━━━ Dataset content ━━━
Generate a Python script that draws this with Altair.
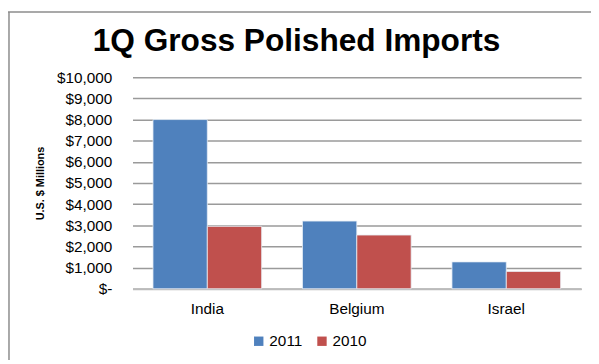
import altair as alt
import pandas as pd

countries = ["India", "Belgium", "Israel"]
years = ["2011", "2010"]
values_2011 = [8000, 3200, 1270]
values_2010 = [2950, 2540, 820]
y_ticks = [0, 1000, 2000, 3000, 4000, 5000, 6000, 7000, 8000, 9000, 10000]
colors = ["#4F81BD", "#C0504D"]
title_text = "1Q Gross Polished Imports"

rows = []
for c, v in zip(countries, values_2011):
    rows.append({"country": c, "year": "2011", "value": v})
for c, v in zip(countries, values_2010):
    rows.append({"country": c, "year": "2010", "value": v})
df = pd.DataFrame(rows)

FONT = "Liberation Sans"

bars = alt.Chart(df).mark_bar(stroke="#E8EEF6", strokeWidth=0.8).encode(
    x=alt.X("country:N", sort=countries, title=None,
            scale=alt.Scale(paddingInner=0.273, paddingOuter=0.137),
            axis=alt.Axis(labelAngle=0, labelFontSize=15.5, labelPadding=13,
                          labelColor="#000", ticks=False, domain=True,
                          domainColor="#BBBBBB", domainWidth=2, labelFont=FONT)),
    xOffset=alt.XOffset("year:N", sort=years),
    y=alt.Y("value:Q", title="U.S. $ Millions",
            scale=alt.Scale(domain=[0, 10000], nice=False),
            axis=alt.Axis(values=y_ticks, labelFontSize=15.5, labelColor="#000",
                          labelFont=FONT, ticks=False, domain=False,
                          labelPadding=21,
                          labelExpr="datum.value == 0 ? '$-' : '$' + format(datum.value, ',')",
                          gridColor="#9A9A9A", gridWidth=1.5,
                          titleFontSize=11, titleFontWeight="bold", titleFont=FONT,
                          titleColor="#000", titlePadding=11)),
    color=alt.Color("year:N", sort=years,
                    scale=alt.Scale(domain=years, range=colors),
                    legend=alt.Legend(title=None, orient="none", direction="horizontal",
                                      legendX=120, legendY=259, symbolType="square",
                                      symbolSize=90, symbolStrokeWidth=0,
                                      labelFontSize=15.5, labelFont=FONT,
                                      labelColor="#000", columnPadding=12,
                                      labelOffset=3)),
)

frame = pd.DataFrame({"k": [0]})
top_border = alt.Chart(frame).mark_rule(color="#8C8C8C", strokeWidth=1.5).encode(
    x=alt.value(-126), x2=alt.value(470), y=alt.value(-66))
left_border = alt.Chart(frame).mark_rule(color="#8C8C8C", strokeWidth=1.5).encode(
    x=alt.value(-125), y=alt.value(-66), y2=alt.value(290))
title = alt.Chart(frame).mark_text(fontSize=32, font=FONT, fontWeight="bold",
                                   color="#000", align="center",
                                   baseline="alphabetic").encode(
    x=alt.value(166), y=alt.value(-27), text=alt.value(title_text))

chart = alt.layer(bars, top_border, left_border, title).properties(
    width=454, height=214,
    autosize=alt.AutoSizeParams(type="none"),
    padding={"left": 126, "top": 68, "right": 10, "bottom": 70},
).configure_view(stroke=None).configure_axis(grid=True).configure_axisX(grid=False)

chart.save("out.html", embed_options={"renderer": "svg", "actions": False})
━━━
Images in the data above are to be skipped. Retype all other material exactly.

### Expected answer
Generate a Python script that draws this with Altair.
import altair as alt
import pandas as pd

countries = ["India", "Belgium", "Israel"]
years = ["2011", "2010"]
values_2011 = [8000, 3200, 1270]
values_2010 = [2950, 2540, 820]
y_ticks = [0, 1000, 2000, 3000, 4000, 5000, 6000, 7000, 8000, 9000, 10000]
colors = ["#4F81BD", "#C0504D"]
title_text = "1Q Gross Polished Imports"

rows = []
for c, v in zip(countries, values_2011):
    rows.append({"country": c, "year": "2011", "value": v})
for c, v in zip(countries, values_2010):
    rows.append({"country": c, "year": "2010", "value": v})
df = pd.DataFrame(rows)

FONT = "Liberation Sans"

bars = alt.Chart(df).mark_bar(stroke="#E8EEF6", strokeWidth=0.8).encode(
    x=alt.X("country:N", sort=countries, title=None,
            scale=alt.Scale(paddingInner=0.273, paddingOuter=0.137),
            axis=alt.Axis(labelAngle=0, labelFontSize=15.5, labelPadding=13,
                          labelColor="#000", ticks=False, domain=True,
                          domainColor="#BBBBBB", domainWidth=2, labelFont=FONT)),
    xOffset=alt.XOffset("year:N", sort=years),
    y=alt.Y("value:Q", title="U.S. $ Millions",
            scale=alt.Scale(domain=[0, 10000], nice=False),
            axis=alt.Axis(values=y_ticks, labelFontSize=15.5, labelColor="#000",
                          labelFont=FONT, ticks=False, domain=False,
                          labelPadding=21,
                          labelExpr="datum.value == 0 ? '$-' : '$' + format(datum.value, ',')",
                          gridColor="#9A9A9A", gridWidth=1.5,
                          titleFontSize=11, titleFontWeight="bold", titleFont=FONT,
                          titleColor="#000", titlePadding=11)),
    color=alt.Color("year:N", sort=years,
                    scale=alt.Scale(domain=years, range=colors),
                    legend=alt.Legend(title=None, orient="none", direction="horizontal",
                                      legendX=120, legendY=259, symbolType="square",
                                      symbolSize=90, symbolStrokeWidth=0,
                                      labelFontSize=15.5, labelFont=FONT,
                                      labelColor="#000", columnPadding=12,
                                      labelOffset=3)),
)

frame = pd.DataFrame({"k": [0]})
top_border = alt.Chart(frame).mark_rule(color="#8C8C8C", strokeWidth=1.5).encode(
    x=alt.value(-126), x2=alt.value(470), y=alt.value(-66))
left_border = alt.Chart(frame).mark_rule(color="#8C8C8C", strokeWidth=1.5).encode(
    x=alt.value(-125), y=alt.value(-66), y2=alt.value(290))
title = alt.Chart(frame).mark_text(fontSize=32, font=FONT, fontWeight="bold",
                                   color="#000", align="center",
                                   baseline="alphabetic").encode(
    x=alt.value(166), y=alt.value(-27), text=alt.value(title_text))

chart = alt.layer(bars, top_border, left_border, title).properties(
    width=454, height=214,
    autosize=alt.AutoSizeParams(type="none"),
    padding={"left": 126, "top": 68, "right": 10, "bottom": 70},
).configure_view(stroke=None).configure_axis(grid=True).configure_axisX(grid=False)

chart.save("out.html", embed_options={"renderer": "svg", "actions": False})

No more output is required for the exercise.